◆ **GIVEN REQUEST**: Gather every line holding the string "Write".

◆ **DATA SHOWN**:
★ ★ ★ ★ ★
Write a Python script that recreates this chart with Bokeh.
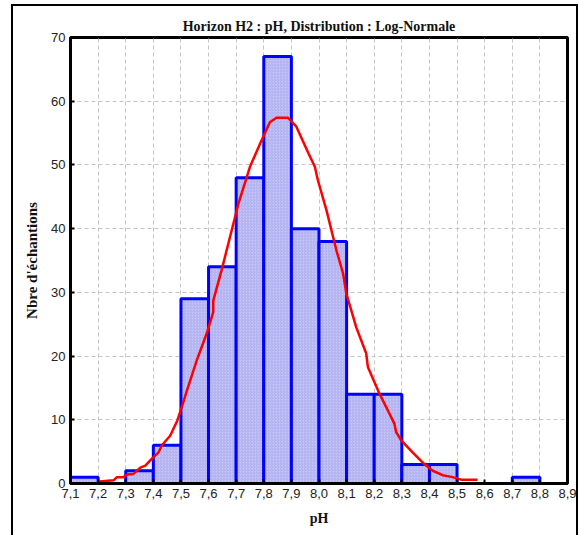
★ ★ ★ ★ ★
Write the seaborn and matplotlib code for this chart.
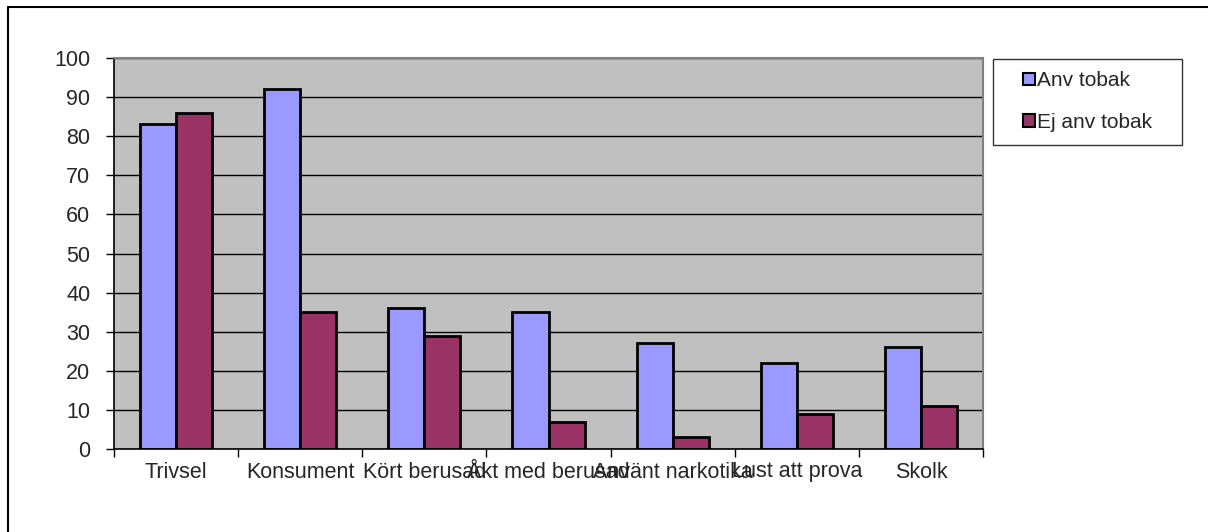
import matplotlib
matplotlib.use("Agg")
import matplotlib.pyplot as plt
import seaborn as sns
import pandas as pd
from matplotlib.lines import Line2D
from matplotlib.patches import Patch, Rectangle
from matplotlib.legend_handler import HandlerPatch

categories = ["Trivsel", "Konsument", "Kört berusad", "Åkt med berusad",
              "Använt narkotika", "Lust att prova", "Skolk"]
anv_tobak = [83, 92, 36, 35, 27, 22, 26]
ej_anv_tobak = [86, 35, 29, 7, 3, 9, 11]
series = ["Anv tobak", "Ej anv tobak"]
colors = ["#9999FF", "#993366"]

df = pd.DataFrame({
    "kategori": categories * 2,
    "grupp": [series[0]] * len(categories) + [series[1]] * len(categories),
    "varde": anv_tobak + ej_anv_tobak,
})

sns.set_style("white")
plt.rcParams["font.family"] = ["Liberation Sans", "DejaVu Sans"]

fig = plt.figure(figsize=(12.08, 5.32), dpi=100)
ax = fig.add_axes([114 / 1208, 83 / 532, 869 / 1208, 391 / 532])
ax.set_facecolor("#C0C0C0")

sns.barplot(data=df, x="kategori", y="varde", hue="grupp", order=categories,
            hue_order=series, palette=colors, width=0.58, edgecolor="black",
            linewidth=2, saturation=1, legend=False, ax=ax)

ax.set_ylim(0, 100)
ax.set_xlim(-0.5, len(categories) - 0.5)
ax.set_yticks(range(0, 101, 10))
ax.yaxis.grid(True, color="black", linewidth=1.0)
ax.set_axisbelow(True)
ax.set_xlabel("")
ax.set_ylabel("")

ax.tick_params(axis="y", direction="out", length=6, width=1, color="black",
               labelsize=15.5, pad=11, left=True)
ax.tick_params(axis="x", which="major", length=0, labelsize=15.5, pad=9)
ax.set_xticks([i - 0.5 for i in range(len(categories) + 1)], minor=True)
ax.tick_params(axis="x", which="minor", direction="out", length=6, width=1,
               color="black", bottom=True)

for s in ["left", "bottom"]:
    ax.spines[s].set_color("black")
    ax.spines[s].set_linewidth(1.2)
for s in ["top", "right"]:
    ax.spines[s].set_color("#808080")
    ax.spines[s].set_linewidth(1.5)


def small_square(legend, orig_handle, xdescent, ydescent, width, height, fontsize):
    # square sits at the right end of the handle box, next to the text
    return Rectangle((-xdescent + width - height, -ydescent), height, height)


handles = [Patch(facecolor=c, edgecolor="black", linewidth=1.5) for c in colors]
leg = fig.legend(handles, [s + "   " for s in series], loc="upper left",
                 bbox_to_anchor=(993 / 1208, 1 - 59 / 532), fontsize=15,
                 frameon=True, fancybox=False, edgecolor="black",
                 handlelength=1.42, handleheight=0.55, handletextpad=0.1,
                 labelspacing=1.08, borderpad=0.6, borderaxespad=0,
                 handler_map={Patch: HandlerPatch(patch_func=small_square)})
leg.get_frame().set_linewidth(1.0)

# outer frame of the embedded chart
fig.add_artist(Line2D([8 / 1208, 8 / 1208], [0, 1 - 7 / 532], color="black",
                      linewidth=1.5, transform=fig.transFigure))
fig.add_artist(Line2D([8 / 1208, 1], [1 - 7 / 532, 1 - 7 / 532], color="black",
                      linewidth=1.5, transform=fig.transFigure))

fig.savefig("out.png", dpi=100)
★ ★ ★ ★ ★
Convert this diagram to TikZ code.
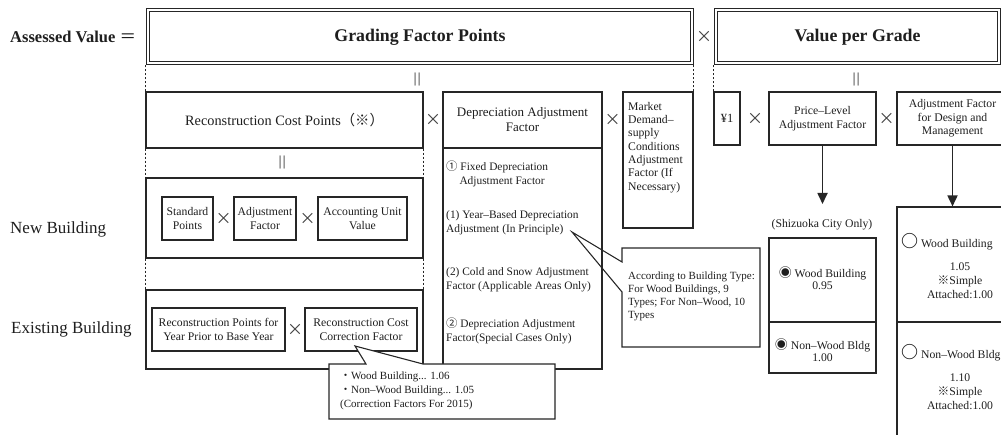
★ ★ ★ ★ ★
◆ **RESULT OF THIS TASK**:
Write a Python script that recreates this chart with Bokeh.
Write the seaborn and matplotlib code for this chart.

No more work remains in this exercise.